==== DATA LINES
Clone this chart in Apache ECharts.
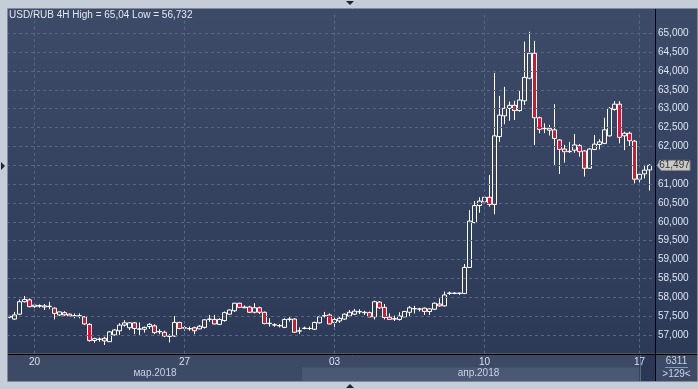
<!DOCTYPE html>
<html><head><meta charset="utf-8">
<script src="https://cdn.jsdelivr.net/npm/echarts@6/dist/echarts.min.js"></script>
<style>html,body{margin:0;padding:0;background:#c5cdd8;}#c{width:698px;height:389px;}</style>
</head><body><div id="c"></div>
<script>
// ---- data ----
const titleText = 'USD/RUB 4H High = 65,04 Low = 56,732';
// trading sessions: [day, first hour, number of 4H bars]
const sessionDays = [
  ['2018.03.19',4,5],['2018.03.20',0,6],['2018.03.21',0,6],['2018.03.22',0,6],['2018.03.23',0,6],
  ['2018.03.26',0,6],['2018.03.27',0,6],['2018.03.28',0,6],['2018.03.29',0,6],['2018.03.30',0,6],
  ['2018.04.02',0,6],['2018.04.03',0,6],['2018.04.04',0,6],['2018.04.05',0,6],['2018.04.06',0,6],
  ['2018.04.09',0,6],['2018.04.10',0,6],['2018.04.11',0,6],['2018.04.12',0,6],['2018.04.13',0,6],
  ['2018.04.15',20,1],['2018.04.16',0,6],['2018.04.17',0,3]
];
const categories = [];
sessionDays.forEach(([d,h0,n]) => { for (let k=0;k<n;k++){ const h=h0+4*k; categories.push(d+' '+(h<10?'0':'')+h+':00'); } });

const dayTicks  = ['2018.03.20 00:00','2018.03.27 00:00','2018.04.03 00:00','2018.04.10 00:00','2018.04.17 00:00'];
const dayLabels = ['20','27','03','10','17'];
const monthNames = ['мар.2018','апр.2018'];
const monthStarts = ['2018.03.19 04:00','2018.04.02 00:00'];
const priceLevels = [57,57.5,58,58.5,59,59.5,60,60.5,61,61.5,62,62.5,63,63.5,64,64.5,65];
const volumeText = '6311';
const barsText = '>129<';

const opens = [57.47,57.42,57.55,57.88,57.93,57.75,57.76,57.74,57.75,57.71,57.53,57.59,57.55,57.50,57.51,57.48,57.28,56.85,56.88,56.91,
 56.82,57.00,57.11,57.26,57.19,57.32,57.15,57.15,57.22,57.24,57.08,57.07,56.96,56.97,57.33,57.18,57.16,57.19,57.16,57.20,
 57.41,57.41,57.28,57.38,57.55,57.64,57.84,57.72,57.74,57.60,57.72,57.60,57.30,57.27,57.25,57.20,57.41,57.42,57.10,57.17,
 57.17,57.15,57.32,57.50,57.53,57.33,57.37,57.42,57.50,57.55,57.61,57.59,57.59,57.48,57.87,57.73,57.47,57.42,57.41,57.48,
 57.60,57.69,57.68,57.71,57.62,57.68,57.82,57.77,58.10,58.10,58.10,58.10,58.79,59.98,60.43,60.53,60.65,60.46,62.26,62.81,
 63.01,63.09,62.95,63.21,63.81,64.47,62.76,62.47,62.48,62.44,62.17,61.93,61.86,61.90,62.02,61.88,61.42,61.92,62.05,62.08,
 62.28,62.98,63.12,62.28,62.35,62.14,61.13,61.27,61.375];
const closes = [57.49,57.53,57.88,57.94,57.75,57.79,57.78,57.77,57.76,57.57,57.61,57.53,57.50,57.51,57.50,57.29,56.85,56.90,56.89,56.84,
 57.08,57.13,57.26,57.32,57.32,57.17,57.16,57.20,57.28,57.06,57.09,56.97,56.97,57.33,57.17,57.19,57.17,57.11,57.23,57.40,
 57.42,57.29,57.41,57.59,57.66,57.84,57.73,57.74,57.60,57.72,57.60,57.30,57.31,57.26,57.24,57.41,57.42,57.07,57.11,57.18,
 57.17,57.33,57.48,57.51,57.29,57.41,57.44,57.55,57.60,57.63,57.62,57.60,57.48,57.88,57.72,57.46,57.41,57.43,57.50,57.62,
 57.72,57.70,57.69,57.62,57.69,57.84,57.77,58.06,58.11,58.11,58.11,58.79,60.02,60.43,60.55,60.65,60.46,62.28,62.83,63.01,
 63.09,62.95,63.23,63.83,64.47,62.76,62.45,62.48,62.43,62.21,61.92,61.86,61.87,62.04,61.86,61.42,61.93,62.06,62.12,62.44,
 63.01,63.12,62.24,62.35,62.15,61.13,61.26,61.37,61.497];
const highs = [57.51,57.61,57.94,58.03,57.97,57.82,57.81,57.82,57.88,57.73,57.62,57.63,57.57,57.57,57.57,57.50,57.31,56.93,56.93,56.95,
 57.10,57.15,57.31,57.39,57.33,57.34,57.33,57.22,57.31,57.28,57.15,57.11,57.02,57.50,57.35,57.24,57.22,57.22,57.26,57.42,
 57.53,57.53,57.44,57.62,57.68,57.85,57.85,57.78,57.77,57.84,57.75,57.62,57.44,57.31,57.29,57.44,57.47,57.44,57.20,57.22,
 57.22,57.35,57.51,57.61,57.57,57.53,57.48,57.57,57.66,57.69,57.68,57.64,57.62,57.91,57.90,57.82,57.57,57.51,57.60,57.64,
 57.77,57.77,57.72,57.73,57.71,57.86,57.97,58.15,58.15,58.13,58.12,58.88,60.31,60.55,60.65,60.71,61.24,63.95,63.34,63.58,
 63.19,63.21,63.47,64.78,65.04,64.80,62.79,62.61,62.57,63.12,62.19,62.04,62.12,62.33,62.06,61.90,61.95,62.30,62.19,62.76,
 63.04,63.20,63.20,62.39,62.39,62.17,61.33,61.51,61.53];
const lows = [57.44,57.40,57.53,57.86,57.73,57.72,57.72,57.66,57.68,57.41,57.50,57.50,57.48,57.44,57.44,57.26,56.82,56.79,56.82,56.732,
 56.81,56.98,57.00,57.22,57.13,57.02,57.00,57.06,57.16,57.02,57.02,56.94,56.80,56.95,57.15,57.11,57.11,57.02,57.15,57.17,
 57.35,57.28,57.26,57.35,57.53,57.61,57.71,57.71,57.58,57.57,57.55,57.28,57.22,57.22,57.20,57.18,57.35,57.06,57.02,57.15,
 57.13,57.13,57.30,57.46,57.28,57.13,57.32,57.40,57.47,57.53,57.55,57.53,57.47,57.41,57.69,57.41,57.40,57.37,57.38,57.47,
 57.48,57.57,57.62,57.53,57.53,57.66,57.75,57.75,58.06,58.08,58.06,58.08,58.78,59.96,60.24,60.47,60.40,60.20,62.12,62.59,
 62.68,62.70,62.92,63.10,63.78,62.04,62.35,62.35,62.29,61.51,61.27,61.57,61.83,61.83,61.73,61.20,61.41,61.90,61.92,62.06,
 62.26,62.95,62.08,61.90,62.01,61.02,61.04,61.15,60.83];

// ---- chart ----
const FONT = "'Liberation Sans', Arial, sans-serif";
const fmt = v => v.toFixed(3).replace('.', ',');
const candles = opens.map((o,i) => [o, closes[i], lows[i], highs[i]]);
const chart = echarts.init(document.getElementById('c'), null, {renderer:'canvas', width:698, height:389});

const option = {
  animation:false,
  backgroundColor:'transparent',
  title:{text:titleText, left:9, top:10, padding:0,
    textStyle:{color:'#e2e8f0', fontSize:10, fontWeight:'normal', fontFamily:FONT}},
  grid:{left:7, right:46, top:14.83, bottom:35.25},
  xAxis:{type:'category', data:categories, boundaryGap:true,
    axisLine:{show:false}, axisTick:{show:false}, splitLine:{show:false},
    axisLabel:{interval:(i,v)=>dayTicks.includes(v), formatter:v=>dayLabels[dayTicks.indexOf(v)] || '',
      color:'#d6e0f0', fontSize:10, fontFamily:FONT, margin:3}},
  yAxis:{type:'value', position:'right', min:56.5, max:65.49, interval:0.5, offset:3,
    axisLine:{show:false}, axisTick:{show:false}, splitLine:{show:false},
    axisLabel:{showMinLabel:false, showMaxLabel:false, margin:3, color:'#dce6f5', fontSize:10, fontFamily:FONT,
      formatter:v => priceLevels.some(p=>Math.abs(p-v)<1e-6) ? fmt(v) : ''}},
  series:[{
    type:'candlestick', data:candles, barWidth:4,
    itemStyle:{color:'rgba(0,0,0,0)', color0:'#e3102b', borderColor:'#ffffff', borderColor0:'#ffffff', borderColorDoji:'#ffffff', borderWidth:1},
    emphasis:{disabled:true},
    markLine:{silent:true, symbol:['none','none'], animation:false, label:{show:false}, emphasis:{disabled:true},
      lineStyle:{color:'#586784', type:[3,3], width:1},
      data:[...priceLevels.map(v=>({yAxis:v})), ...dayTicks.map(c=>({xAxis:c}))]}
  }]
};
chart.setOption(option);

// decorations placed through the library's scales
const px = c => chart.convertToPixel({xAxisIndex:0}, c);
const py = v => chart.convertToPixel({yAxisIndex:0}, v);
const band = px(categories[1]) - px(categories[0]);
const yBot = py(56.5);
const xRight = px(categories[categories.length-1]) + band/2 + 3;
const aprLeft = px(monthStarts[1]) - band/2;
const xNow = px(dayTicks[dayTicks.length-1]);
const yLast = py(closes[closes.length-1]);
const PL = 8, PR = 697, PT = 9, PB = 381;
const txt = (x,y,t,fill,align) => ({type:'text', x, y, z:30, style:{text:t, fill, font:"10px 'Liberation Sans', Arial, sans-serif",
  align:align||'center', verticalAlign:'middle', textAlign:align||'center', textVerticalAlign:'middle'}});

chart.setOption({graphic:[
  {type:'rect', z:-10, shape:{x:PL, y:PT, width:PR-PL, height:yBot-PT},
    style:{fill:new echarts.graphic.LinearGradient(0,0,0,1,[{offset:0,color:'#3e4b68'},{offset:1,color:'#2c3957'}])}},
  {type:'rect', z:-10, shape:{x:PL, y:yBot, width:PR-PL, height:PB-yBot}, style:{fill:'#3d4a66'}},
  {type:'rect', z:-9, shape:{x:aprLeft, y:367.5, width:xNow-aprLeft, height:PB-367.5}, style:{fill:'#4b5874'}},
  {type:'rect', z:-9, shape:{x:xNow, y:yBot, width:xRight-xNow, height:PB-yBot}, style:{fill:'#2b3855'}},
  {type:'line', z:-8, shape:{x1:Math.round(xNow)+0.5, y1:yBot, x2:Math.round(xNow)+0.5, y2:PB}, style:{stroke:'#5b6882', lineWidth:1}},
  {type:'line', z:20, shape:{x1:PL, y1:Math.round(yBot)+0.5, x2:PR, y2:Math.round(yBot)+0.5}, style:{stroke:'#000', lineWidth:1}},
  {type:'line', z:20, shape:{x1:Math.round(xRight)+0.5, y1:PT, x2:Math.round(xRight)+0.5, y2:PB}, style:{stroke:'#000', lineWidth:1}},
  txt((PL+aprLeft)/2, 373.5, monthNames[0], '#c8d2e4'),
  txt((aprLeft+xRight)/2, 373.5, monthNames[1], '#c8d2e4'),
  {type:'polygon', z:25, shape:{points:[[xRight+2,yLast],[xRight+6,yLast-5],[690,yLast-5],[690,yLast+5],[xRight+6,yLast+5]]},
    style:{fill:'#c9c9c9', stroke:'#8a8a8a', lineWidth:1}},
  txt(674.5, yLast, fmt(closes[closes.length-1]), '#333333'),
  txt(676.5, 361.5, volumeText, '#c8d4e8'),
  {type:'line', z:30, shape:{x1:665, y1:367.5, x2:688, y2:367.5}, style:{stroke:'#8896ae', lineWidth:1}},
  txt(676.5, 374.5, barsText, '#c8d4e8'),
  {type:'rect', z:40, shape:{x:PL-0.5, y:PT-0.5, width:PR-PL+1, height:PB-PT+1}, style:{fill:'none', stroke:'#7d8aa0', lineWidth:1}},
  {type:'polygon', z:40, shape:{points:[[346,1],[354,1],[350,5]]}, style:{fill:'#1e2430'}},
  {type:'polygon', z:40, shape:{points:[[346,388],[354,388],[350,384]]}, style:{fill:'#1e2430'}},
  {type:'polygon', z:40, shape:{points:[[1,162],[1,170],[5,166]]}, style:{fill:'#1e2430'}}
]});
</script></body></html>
========
AIM OF THE EXERCISE = Make an exact copy of the lines from the top of the material through the line with "const barsText = '>129<';", pictures excluded.

RESULT BELOW =
Clone this chart in Apache ECharts.
<!DOCTYPE html>
<html><head><meta charset="utf-8">
<script src="https://cdn.jsdelivr.net/npm/echarts@6/dist/echarts.min.js"></script>
<style>html,body{margin:0;padding:0;background:#c5cdd8;}#c{width:698px;height:389px;}</style>
</head><body><div id="c"></div>
<script>
// ---- data ----
const titleText = 'USD/RUB 4H High = 65,04 Low = 56,732';
// trading sessions: [day, first hour, number of 4H bars]
const sessionDays = [
  ['2018.03.19',4,5],['2018.03.20',0,6],['2018.03.21',0,6],['2018.03.22',0,6],['2018.03.23',0,6],
  ['2018.03.26',0,6],['2018.03.27',0,6],['2018.03.28',0,6],['2018.03.29',0,6],['2018.03.30',0,6],
  ['2018.04.02',0,6],['2018.04.03',0,6],['2018.04.04',0,6],['2018.04.05',0,6],['2018.04.06',0,6],
  ['2018.04.09',0,6],['2018.04.10',0,6],['2018.04.11',0,6],['2018.04.12',0,6],['2018.04.13',0,6],
  ['2018.04.15',20,1],['2018.04.16',0,6],['2018.04.17',0,3]
];
const categories = [];
sessionDays.forEach(([d,h0,n]) => { for (let k=0;k<n;k++){ const h=h0+4*k; categories.push(d+' '+(h<10?'0':'')+h+':00'); } });

const dayTicks  = ['2018.03.20 00:00','2018.03.27 00:00','2018.04.03 00:00','2018.04.10 00:00','2018.04.17 00:00'];
const dayLabels = ['20','27','03','10','17'];
const monthNames = ['мар.2018','апр.2018'];
const monthStarts = ['2018.03.19 04:00','2018.04.02 00:00'];
const priceLevels = [57,57.5,58,58.5,59,59.5,60,60.5,61,61.5,62,62.5,63,63.5,64,64.5,65];
const volumeText = '6311';
const barsText = '>129<';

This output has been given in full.